What this task involves: Leave out the pictures and transcribe everything else exactly.
begin
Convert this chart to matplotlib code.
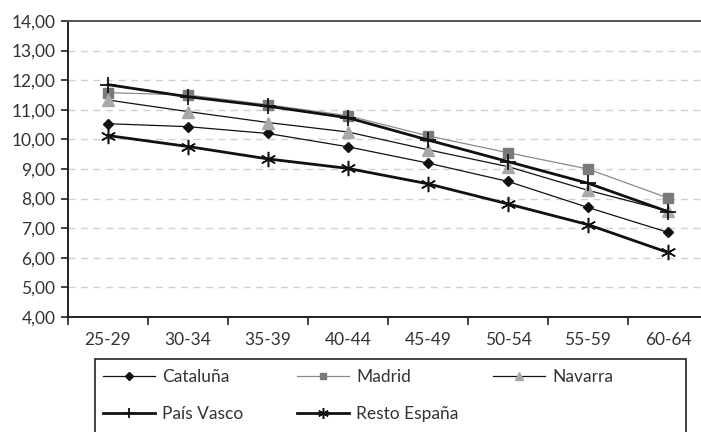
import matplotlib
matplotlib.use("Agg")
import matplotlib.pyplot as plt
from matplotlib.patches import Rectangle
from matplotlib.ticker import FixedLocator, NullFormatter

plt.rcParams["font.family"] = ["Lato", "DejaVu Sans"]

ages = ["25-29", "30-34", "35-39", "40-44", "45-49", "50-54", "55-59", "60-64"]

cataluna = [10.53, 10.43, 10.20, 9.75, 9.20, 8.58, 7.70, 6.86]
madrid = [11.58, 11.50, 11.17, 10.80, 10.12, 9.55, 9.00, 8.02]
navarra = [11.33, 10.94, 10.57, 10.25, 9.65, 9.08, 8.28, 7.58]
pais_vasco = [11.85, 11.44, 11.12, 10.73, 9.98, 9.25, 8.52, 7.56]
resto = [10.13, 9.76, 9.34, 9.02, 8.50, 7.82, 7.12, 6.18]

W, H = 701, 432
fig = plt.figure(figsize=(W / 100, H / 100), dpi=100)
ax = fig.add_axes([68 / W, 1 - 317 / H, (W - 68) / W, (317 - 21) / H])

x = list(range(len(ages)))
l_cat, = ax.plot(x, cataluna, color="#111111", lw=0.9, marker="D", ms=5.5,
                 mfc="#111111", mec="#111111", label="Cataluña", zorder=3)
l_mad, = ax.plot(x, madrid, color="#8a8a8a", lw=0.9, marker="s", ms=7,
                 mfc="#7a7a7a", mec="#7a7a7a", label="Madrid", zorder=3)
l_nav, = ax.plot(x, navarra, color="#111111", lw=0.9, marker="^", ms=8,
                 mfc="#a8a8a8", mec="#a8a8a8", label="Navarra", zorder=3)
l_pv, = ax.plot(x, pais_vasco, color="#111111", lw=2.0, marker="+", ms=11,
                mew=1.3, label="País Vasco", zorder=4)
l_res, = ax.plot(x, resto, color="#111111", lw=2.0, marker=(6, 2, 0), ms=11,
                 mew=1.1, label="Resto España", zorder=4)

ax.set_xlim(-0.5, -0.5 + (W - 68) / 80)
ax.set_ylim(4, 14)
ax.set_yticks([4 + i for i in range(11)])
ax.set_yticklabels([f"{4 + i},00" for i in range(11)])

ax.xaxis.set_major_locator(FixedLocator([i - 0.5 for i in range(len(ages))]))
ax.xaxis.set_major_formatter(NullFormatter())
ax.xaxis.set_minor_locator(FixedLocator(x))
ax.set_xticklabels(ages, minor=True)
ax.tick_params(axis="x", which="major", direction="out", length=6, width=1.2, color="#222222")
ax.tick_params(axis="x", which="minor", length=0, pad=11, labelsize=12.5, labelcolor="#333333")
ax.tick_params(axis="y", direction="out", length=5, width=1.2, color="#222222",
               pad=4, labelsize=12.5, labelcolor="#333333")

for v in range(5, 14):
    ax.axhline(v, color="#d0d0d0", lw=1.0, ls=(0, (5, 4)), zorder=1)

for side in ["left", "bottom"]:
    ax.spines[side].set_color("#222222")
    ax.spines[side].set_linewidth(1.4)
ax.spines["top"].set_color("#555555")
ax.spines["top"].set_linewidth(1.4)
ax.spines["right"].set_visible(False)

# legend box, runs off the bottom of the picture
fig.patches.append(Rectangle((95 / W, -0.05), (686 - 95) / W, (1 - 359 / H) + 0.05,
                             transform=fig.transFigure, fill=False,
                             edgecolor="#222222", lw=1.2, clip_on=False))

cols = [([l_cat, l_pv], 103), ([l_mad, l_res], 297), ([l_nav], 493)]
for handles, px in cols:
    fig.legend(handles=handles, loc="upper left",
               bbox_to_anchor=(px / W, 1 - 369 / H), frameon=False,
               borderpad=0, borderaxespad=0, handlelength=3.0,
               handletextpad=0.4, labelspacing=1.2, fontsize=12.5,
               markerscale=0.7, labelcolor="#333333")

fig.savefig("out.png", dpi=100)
end
Full output:
Convert this chart to matplotlib code.
import matplotlib
matplotlib.use("Agg")
import matplotlib.pyplot as plt
from matplotlib.patches import Rectangle
from matplotlib.ticker import FixedLocator, NullFormatter

plt.rcParams["font.family"] = ["Lato", "DejaVu Sans"]

ages = ["25-29", "30-34", "35-39", "40-44", "45-49", "50-54", "55-59", "60-64"]

cataluna = [10.53, 10.43, 10.20, 9.75, 9.20, 8.58, 7.70, 6.86]
madrid = [11.58, 11.50, 11.17, 10.80, 10.12, 9.55, 9.00, 8.02]
navarra = [11.33, 10.94, 10.57, 10.25, 9.65, 9.08, 8.28, 7.58]
pais_vasco = [11.85, 11.44, 11.12, 10.73, 9.98, 9.25, 8.52, 7.56]
resto = [10.13, 9.76, 9.34, 9.02, 8.50, 7.82, 7.12, 6.18]

W, H = 701, 432
fig = plt.figure(figsize=(W / 100, H / 100), dpi=100)
ax = fig.add_axes([68 / W, 1 - 317 / H, (W - 68) / W, (317 - 21) / H])

x = list(range(len(ages)))
l_cat, = ax.plot(x, cataluna, color="#111111", lw=0.9, marker="D", ms=5.5,
                 mfc="#111111", mec="#111111", label="Cataluña", zorder=3)
l_mad, = ax.plot(x, madrid, color="#8a8a8a", lw=0.9, marker="s", ms=7,
                 mfc="#7a7a7a", mec="#7a7a7a", label="Madrid", zorder=3)
l_nav, = ax.plot(x, navarra, color="#111111", lw=0.9, marker="^", ms=8,
                 mfc="#a8a8a8", mec="#a8a8a8", label="Navarra", zorder=3)
l_pv, = ax.plot(x, pais_vasco, color="#111111", lw=2.0, marker="+", ms=11,
                mew=1.3, label="País Vasco", zorder=4)
l_res, = ax.plot(x, resto, color="#111111", lw=2.0, marker=(6, 2, 0), ms=11,
                 mew=1.1, label="Resto España", zorder=4)

ax.set_xlim(-0.5, -0.5 + (W - 68) / 80)
ax.set_ylim(4, 14)
ax.set_yticks([4 + i for i in range(11)])
ax.set_yticklabels([f"{4 + i},00" for i in range(11)])

ax.xaxis.set_major_locator(FixedLocator([i - 0.5 for i in range(len(ages))]))
ax.xaxis.set_major_formatter(NullFormatter())
ax.xaxis.set_minor_locator(FixedLocator(x))
ax.set_xticklabels(ages, minor=True)
ax.tick_params(axis="x", which="major", direction="out", length=6, width=1.2, color="#222222")
ax.tick_params(axis="x", which="minor", length=0, pad=11, labelsize=12.5, labelcolor="#333333")
ax.tick_params(axis="y", direction="out", length=5, width=1.2, color="#222222",
               pad=4, labelsize=12.5, labelcolor="#333333")

for v in range(5, 14):
    ax.axhline(v, color="#d0d0d0", lw=1.0, ls=(0, (5, 4)), zorder=1)

for side in ["left", "bottom"]:
    ax.spines[side].set_color("#222222")
    ax.spines[side].set_linewidth(1.4)
ax.spines["top"].set_color("#555555")
ax.spines["top"].set_linewidth(1.4)
ax.spines["right"].set_visible(False)

# legend box, runs off the bottom of the picture
fig.patches.append(Rectangle((95 / W, -0.05), (686 - 95) / W, (1 - 359 / H) + 0.05,
                             transform=fig.transFigure, fill=False,
                             edgecolor="#222222", lw=1.2, clip_on=False))

cols = [([l_cat, l_pv], 103), ([l_mad, l_res], 297), ([l_nav], 493)]
for handles, px in cols:
    fig.legend(handles=handles, loc="upper left",
               bbox_to_anchor=(px / W, 1 - 369 / H), frameon=False,
               borderpad=0, borderaxespad=0, handlelength=3.0,
               handletextpad=0.4, labelspacing=1.2, fontsize=12.5,
               markerscale=0.7, labelcolor="#333333")

fig.savefig("out.png", dpi=100)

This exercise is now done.